How does $\alpha$ affect the convergence of the TD algorithm?

Question

In Temporal-Difference Learning, we update our value function by $V\left(S_{t}\right) \leftarrow V\left(S_{t}\right)+\alpha\left(R_{t+1}+\gamma V\left(S_{t+1}\right)-V\left(S_{t}\right)\right)$

If we choose a constant $\alpha$, will the algorithm eventually give us the true state value function? Why or why not?

Answer 1

It should be noted that the selection of $\alpha$ is a classic problem in stochastic approximation, rather than a specific problem in RL. Once you know this it will be clear.

What is stochastic approximation? As its name suggests, it is a method that uses data to approximate (typically) expectations. For example, suppose \begin{align*} w=\mathbb{E}[X] \end{align*} where $X$ is a random variable. If we have some iid samples of $X$ as $\{x_i\}$, then we can estimate $w$ by \begin{align*} w_{k+1}=w_k-a _k(w_k-x_k). \end{align*}

Here, you note that $a _k$ is time-varying instead of a constant. In fact, in order to ensure the (almost surely) convergence of $w_k$, a necessary condition is \begin{align*} \sum_k a _k&=\infty\\ \sum_k a_k^2&<\infty \end{align*} Why such a condition is required? A rigorous proof can be found in Robbins-Monro Algorithm. Here, I merely show some intuition why it is necessary.

• First, $\sum_{k=1}^\infty a_k=\infty$ says that have $a_k$ should be sufficiently large in order to counter arbitrary initial conditions. In particular, the mathematically reasoning is as follows: hypothetically if $\sum_{k=1}^\infty a_k<\infty$, and also $\delta_k\doteq w_k-x_k$ is bounded, we have $\sum_{k=1}^\infty a_k \delta_k<\infty$. As a result, the difference between $w_\infty$ and $w_1$ is bounded. If the initial condition is very far from the solution, then it is not able to converge to the true solution.
• Secondly, the condition of $\sum_k a _k^2<\infty$ says that $a_k$ should converge to zero. In particular, mathematically, the difference between $w_k$ and $w_{k+1}$is $a_k\delta_k$. If $a_k$ does not go to zero, then $w_k$ and $w_{k+1}$ will still fluctuate significantly after when $k$ is very large.

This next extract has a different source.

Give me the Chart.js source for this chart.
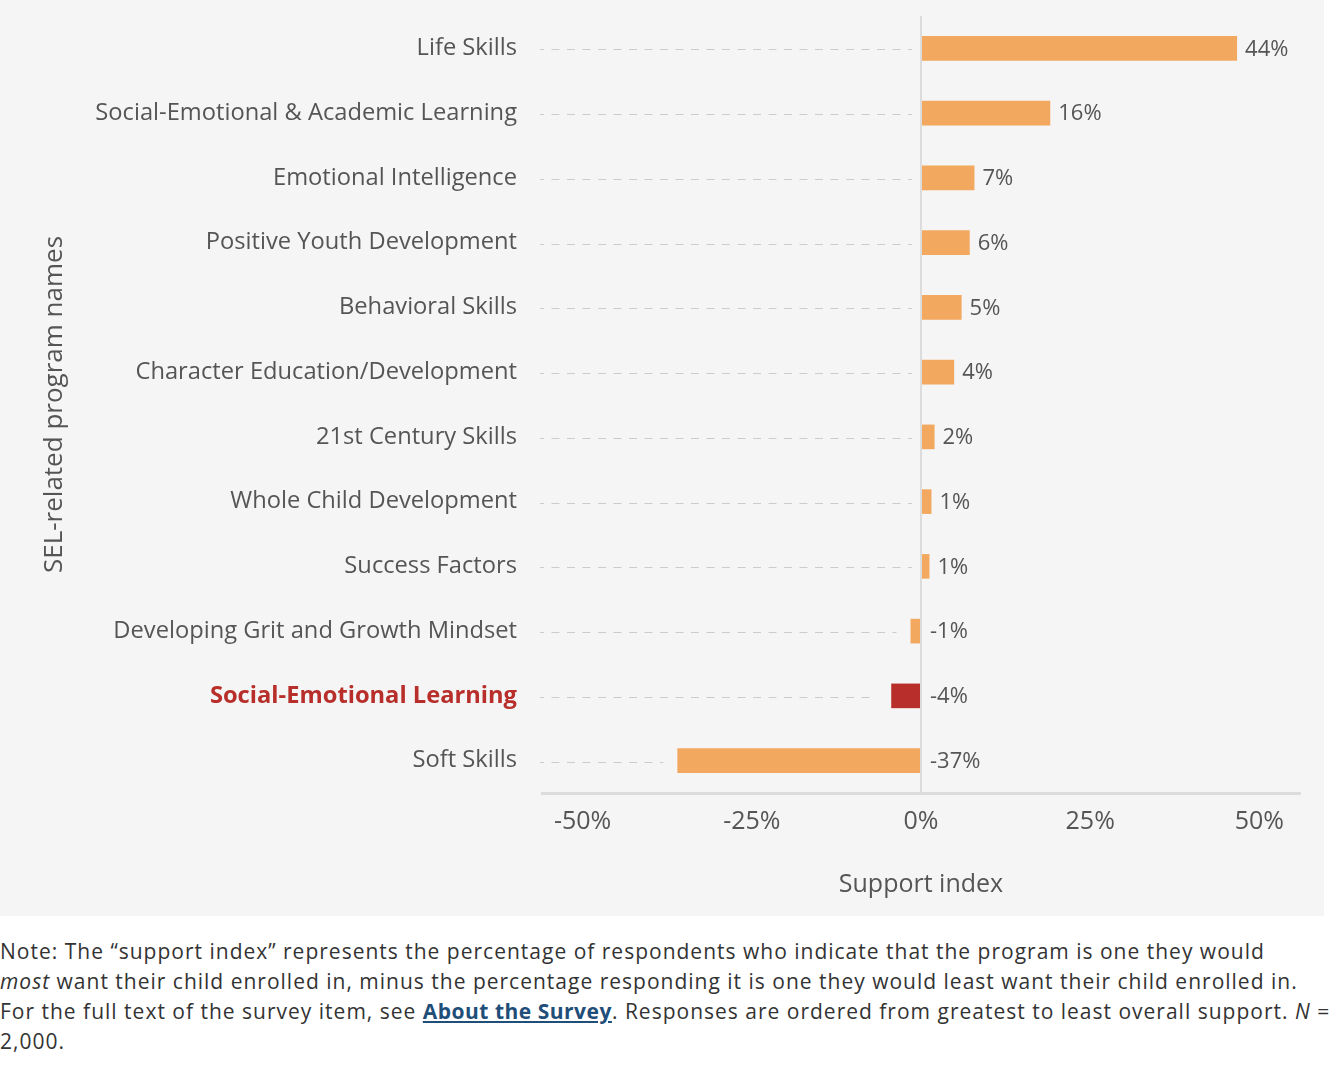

Of course, if $a_k=\alpha$ is constant, then $\sum_k a _k^2<\infty$ is not satisfied.

Now, let's come back to the TD algorithm. In fact, it can be viewed as a stochastic approximation algorithm. In particular, recall that the Bellman equation is \begin{align} v_\pi(s)=\mathbb{E}[R+\gamma v_\pi(S')|s],\quad \forall s \end{align} If we write $X\doteq R+\gamma v_\pi(S')$, then it becomes $v_\pi(s)=\mathbb{E}[X|s]$, which is very similar to the case of $w=\mathbb{E}[X]$. Hence, the stochastic approximation algorithm solve such a equation using data is \begin{align}\label{eq_SAAlgorithmSolvingBellmanEquation} v_{t+1}(s_t) &=v_t(s_t)-a _t(s_t)[v_t(s_t)-(r_t+\gamma v_t(s_{t+1}))],\qquad t=1,2,\dots \end{align}

Now, you may see how TD is obtained and why the step size should be $a _t(s_t)$ instead of a constant.

Answer 2

In general, NO.

You don't get the "true" state value function. TD-learning approximates the true value function. It can be a very close, or even exact approximation in simple cases, but, in general, it is just an approximation.

Depending on the difficulty of the problem, a non-constant $\alpha$ value can help the policy approximate the true value function more quickly, or help the learning from getting stuck in a local minimum.

There are implementations, like ADAM, which will adaptively change the learning rate for each feature.

Usually, you can expect convergence must faster if you adaptively change the learning rate by using an implementation like ADAM (see this).